The listing below begins with the first line you should copy; stop after the line containing "plt.rcParams['font.family'] = ['Liberation", and drop every picture.

(Code that draws figures)
--- START ---

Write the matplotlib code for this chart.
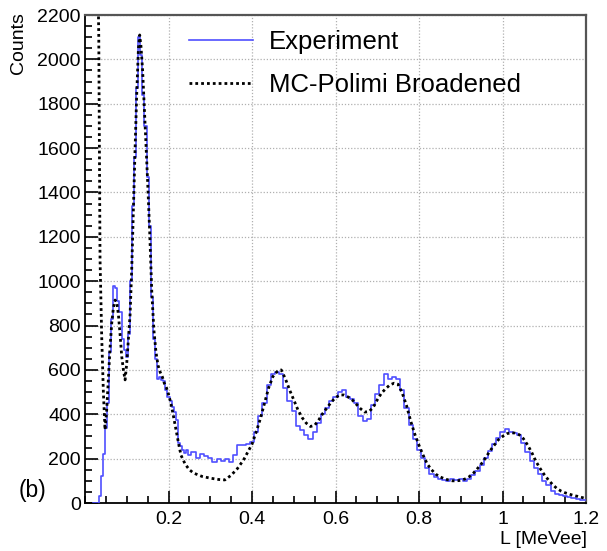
import numpy as np
import matplotlib
matplotlib.use("Agg")
import matplotlib.pyplot as plt
from matplotlib.ticker import MultipleLocator, FixedLocator, FixedFormatter

plt.rcParams['font.family'] = ['Liberation Sans', 'DejaVu Sans']

# ---------------- data ----------------
# Experiment histogram: bin centres (fine bins below 0.25 MeVee, 0.01 above)
exp_L = np.round(np.r_[np.arange(0.020, 0.2499, 0.005), np.arange(0.25, 1.2001, 0.01)], 3)
exp_counts = [
    0, 0, 0, 30, 120, 220, 340, 450, 680, 830,          # 0.020-0.065
    980, 970, 910, 860, 740, 690, 660, 760, 1000, 1340,  # 0.070-0.115
    1560, 1870, 2100, 2020, 1840, 1700, 1470, 1250, 930, 740,  # 0.120-0.165
    650, 560, 570, 555, 550, 510, 480, 460, 435, 410,    # 0.170-0.215
    374, 270, 255, 240, 225, 240,                        # 0.220-0.245
    215, 228, 205, 220, 210, 205, 185, 200, 190, 200,    # 0.25-0.34
    185, 215, 260, 262, 268, 275, 320, 390, 450, 530,    # 0.35-0.44
    580, 590, 580, 520, 460, 415, 345, 330, 305, 290,    # 0.45-0.54
    320, 360, 400, 430, 460, 480, 500, 510, 480, 470,    # 0.55-0.64
    450, 390, 370, 380, 440, 490, 530, 580, 560, 570,    # 0.65-0.74
    560, 510, 430, 350, 290, 240, 205, 160, 130, 118,    # 0.75-0.84
    110, 104, 100, 108, 104, 110, 98, 110, 125, 145,     # 0.85-0.94
    170, 205, 235, 265, 295, 320, 335, 320, 315, 305,    # 0.95-1.04
    270, 230, 190, 160, 130, 100, 80, 55, 40, 35,        # 1.05-1.14
    30, 28, 22, 20, 15, 12,                              # 1.15-1.20
]

# MC-Polimi broadened simulation
mc_L = [0.030, 0.033, 0.036, 0.040, 0.044, 0.048, 0.052, 0.056, 0.060, 0.064,
        0.068, 0.072, 0.076, 0.080, 0.084, 0.088, 0.092, 0.096, 0.100, 0.104,
        0.108, 0.112, 0.116, 0.120, 0.124, 0.128, 0.131, 0.134, 0.138, 0.142,
        0.146, 0.150, 0.155, 0.160, 0.165, 0.170, 0.175, 0.180, 0.185, 0.190,
        0.195, 0.200, 0.205, 0.210, 0.215, 0.220, 0.225, 0.230, 0.240, 0.250,
        0.260, 0.280, 0.300, 0.320, 0.335, 0.350, 0.365, 0.380, 0.390, 0.400,
        0.410, 0.420, 0.430, 0.440, 0.450, 0.460, 0.470, 0.480, 0.490, 0.500,
        0.510, 0.520, 0.530, 0.540, 0.550, 0.560, 0.570, 0.580, 0.590, 0.600,
        0.610, 0.620, 0.630, 0.640, 0.650, 0.660, 0.670, 0.680, 0.690, 0.700,
        0.710, 0.720, 0.730, 0.740, 0.750, 0.760, 0.770, 0.780, 0.790, 0.800,
        0.810, 0.820, 0.830, 0.840, 0.850, 0.860, 0.870, 0.880, 0.890, 0.900,
        0.910, 0.920, 0.930, 0.940, 0.950, 0.960, 0.970, 0.980, 0.990, 1.000,
        1.010, 1.020, 1.030, 1.040, 1.050, 1.060, 1.070, 1.080, 1.090, 1.100,
        1.110, 1.120, 1.130, 1.140, 1.150, 1.160, 1.170, 1.180, 1.190, 1.200]
mc_counts = [2500, 2100, 1100, 750, 500, 330, 420, 560, 700, 810,
             880, 915, 905, 850, 760, 660, 600, 555, 630, 740,
             850, 1060, 1330, 1600, 1850, 2050, 2110, 2060, 1950, 1790,
             1620, 1450, 1220, 950, 780, 680, 620, 590, 570, 540,
             520, 490, 455, 410, 360, 310, 260, 215, 175, 150,
             135, 120, 112, 106, 104, 125, 155, 195, 230, 265,
             320, 380, 450, 520, 570, 592, 600, 560, 510, 465,
             420, 385, 360, 345, 350, 375, 405, 430, 455, 475,
             487, 487, 478, 465, 445, 425, 410, 412, 430, 465,
             495, 515, 532, 540, 535, 495, 440, 370, 310, 260,
             215, 175, 150, 130, 118, 110, 104, 100, 100, 102,
             108, 118, 134, 155, 178, 205, 235, 260, 285, 300,
             312, 317, 315, 308, 290, 262, 228, 188, 156, 128,
             104, 83, 66, 54, 46, 40, 34, 30, 25, 20]

x_ticks = [0.2, 0.4, 0.6, 0.8, 1.0, 1.2]
x_tick_labels = ["0.2", "0.4", "0.6", "0.8", "1", "1.2"]

# ---------------- figure ----------------
W, H = 607, 551
fig = plt.figure(figsize=(W / 100, H / 100), dpi=100)
ax = fig.add_axes([85 / W, 1 - 503 / H, (586 - 85) / W, (503 - 15) / H])

ax.step(exp_L, exp_counts, where='mid', color='#4f4fff', lw=1.2, label='Experiment', zorder=3)
ax.plot(mc_L, mc_counts, color='black', lw=2.0, linestyle=(0, (1, 1.1)),
        label='MC-Polimi Broadened', zorder=4)

ax.set_xlim(0, 1.2)
ax.set_ylim(0, 2200)

ax.xaxis.set_major_locator(FixedLocator(x_ticks))
ax.xaxis.set_major_formatter(FixedFormatter(x_tick_labels))
ax.xaxis.set_minor_locator(MultipleLocator(0.05))
ax.yaxis.set_major_locator(MultipleLocator(200))
ax.yaxis.set_minor_locator(MultipleLocator(50))

ax.tick_params(which='both', direction='in', top=False, right=False,
               labelsize=14, colors='black', width=1.2)
ax.tick_params(which='major', length=9)
ax.tick_params(which='minor', length=5)
ax.tick_params(axis='x', pad=6)
ax.tick_params(axis='y', pad=3)

ax.grid(True, which='major', color='#b0b0b0', linestyle=(0, (1, 1.5)), lw=0.9, zorder=0)
ax.set_axisbelow(True)

for s in ['left', 'bottom']:
    ax.spines[s].set_color('black')
    ax.spines[s].set_linewidth(1.3)
for s in ['top', 'right']:
    ax.spines[s].set_color('#555555')
    ax.spines[s].set_linewidth(1.6)

fig.text(19 / W, 1 - 12 / H, 'Counts', rotation=90, ha='center', va='top', fontsize=14)
fig.text(587 / W, 1 - 540 / H, 'L [MeVee]', ha='right', va='center', fontsize=14)
fig.text(33 / W, 1 - 491 / H, '(b)', ha='center', va='center', fontsize=16.5)

leg = ax.legend(loc='upper left', bbox_to_anchor=((189 - 85) / (586 - 85), 1 - (30 - 15) / (503 - 15)),
                frameon=False, fontsize=18.5, handlelength=2.5, handletextpad=0.6,
                labelspacing=0.75, borderaxespad=0, borderpad=0)

fig.savefig('out.png', dpi=100)
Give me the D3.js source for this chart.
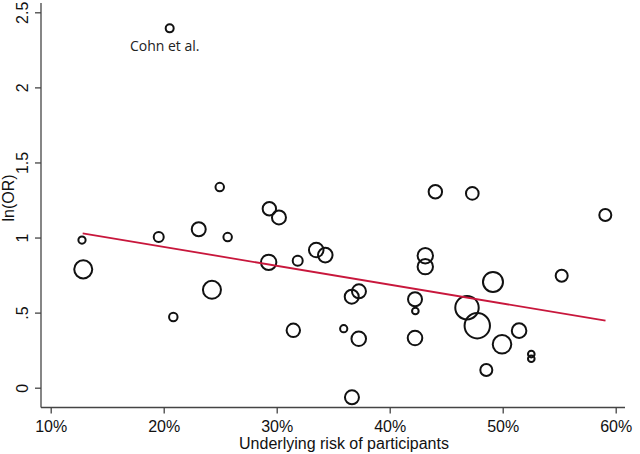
<!DOCTYPE html>
<html><head><meta charset="utf-8">
<script src="https://cdn.jsdelivr.net/npm/d3@7"></script>
<style>
html,body{margin:0;padding:0;background:#fff;}
svg{display:block;font-family:"Liberation Sans",Arial,sans-serif;}
</style></head>
<body><svg id="chart" width="640" height="454"></svg>
<script>
// Underlying risk (%) of each study
const risk = [12.77,12.88,19.56,20.85,23.10,24.27,24.96,25.66,29.35,30.20,29.29,31.47,31.86,33.50,34.30,
  36.64,37.28,35.93,37.26,36.66,44.04,47.31,59.08,43.15,43.15,42.24,42.27,42.24,46.84,47.75,49.14,49.94,
  51.45,52.53,52.53,48.55,55.22,20.53];
// ln(OR) of each study
const lnOR = [0.983,0.788,1.003,0.471,1.055,0.652,1.336,1.003,1.192,1.134,0.835,0.382,0.846,0.917,0.883,
  0.606,0.642,0.393,0.326,-0.064,1.305,1.294,1.150,0.879,0.806,0.589,0.511,0.331,0.533,0.413,0.704,0.289,
  0.380,0.224,0.193,0.118,0.746,2.393];
// study weight (marker area)
const weight = [13,81,25,18,49,81,18,18,45,49,59,45,25,53,53,
  49,49,13,53,49,45,40,36,59,59,49,11,53,137,161,100,86,
  53,11,11,36,36,16];
const labelStudy = {index: 37, text: "Cohn et al."};
// fitted regression line endpoints
const fitX = [12.83, 59.1];
const fitY = [1.028, 0.446];
const xTicks = [10,20,30,40,50,60];
const yTicks = [0,0.5,1,1.5,2,2.5];
const yTickLabels = ["0",".5","1","1.5","2","2.5"];
const xTitle = "Underlying risk of participants";
const yTitle = "ln(OR)";

const svg = d3.select("#chart");
const x = d3.scaleLinear().domain([10,60]).range([50.7,615.7]);
const y = d3.scaleLinear().domain([0,2.5]).range([387.7,12.3]);
const r = d3.scaleSqrt().domain([0, d3.max(weight)]).range([0, 12.7]);

const axisColor = "#444";
const axisX0 = 41, axisY0 = 407.5;

// axis lines
svg.append("line").attr("x1",axisX0).attr("x2",625).attr("y1",axisY0).attr("y2",axisY0)
  .attr("stroke",axisColor).attr("stroke-width",1.3);
svg.append("line").attr("x1",axisX0).attr("x2",axisX0).attr("y1",3).attr("y2",axisY0)
  .attr("stroke",axisColor).attr("stroke-width",1.3);

// x axis
const gx = svg.append("g").attr("transform",`translate(0,${axisY0})`)
  .call(d3.axisBottom(x).tickValues(xTicks).tickFormat(d=>d+"%").tickSize(6).tickPadding(7).tickSizeOuter(0));
gx.select(".domain").remove();
gx.selectAll(".tick line").attr("stroke",axisColor).attr("stroke-width",1.3);
gx.selectAll(".tick text").attr("font-size",16).attr("fill","#111").attr("font-family","Liberation Sans, Arial, sans-serif");

// y axis
const gy = svg.append("g").attr("transform",`translate(${axisX0},0)`)
  .call(d3.axisLeft(y).tickValues(yTicks).tickFormat((d,i)=>yTickLabels[i]).tickSize(6).tickSizeOuter(0));
gy.select(".domain").remove();
gy.selectAll(".tick line").attr("stroke",axisColor).attr("stroke-width",1.3);
gy.selectAll(".tick text").attr("font-size",16).attr("fill","#111")
  .attr("font-family","Liberation Sans, Arial, sans-serif")
  .attr("x",0).attr("dy",0)
  .attr("text-anchor","middle")
  .attr("transform","translate(-19,0) rotate(-90)")
  .attr("dominant-baseline","central");

// titles
svg.append("text").attr("x",344).attr("y",449).attr("text-anchor","middle")
  .attr("font-size",16).attr("fill","#111").text(xTitle);
svg.append("text").attr("transform","translate(8,198) rotate(-90)").attr("text-anchor","middle")
  .attr("dominant-baseline","central").attr("font-size",16).attr("fill","#111").text(yTitle);

// circles
svg.append("g").selectAll("circle").data(risk).join("circle")
  .attr("cx",(d)=>x(d)).attr("cy",(d,i)=>y(lnOR[i])).attr("r",(d,i)=>r(weight[i]))
  .attr("fill","none").attr("stroke","#111").attr("stroke-width",2);

// regression line
svg.append("line").attr("x1",x(fitX[0])).attr("y1",y(fitY[0])).attr("x2",x(fitX[1])).attr("y2",y(fitY[1]))
  .attr("stroke","#c8173c").attr("stroke-width",1.8);

// label
svg.append("text").attr("x",x(risk[labelStudy.index])-5).attr("y",y(lnOR[labelStudy.index])+23)
  .attr("text-anchor","middle").attr("font-size",14).attr("fill","#222")
  .attr("font-family","'Open Sans', 'Liberation Sans', sans-serif").text(labelStudy.text);
</script></body></html>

--- END ---

= The result =
Write the matplotlib code for this chart.
import numpy as np
import matplotlib
matplotlib.use("Agg")
import matplotlib.pyplot as plt
from matplotlib.ticker import MultipleLocator, FixedLocator, FixedFormatter

plt.rcParams['font.family'] = ['Liberation Sans', 'DejaVu Sans']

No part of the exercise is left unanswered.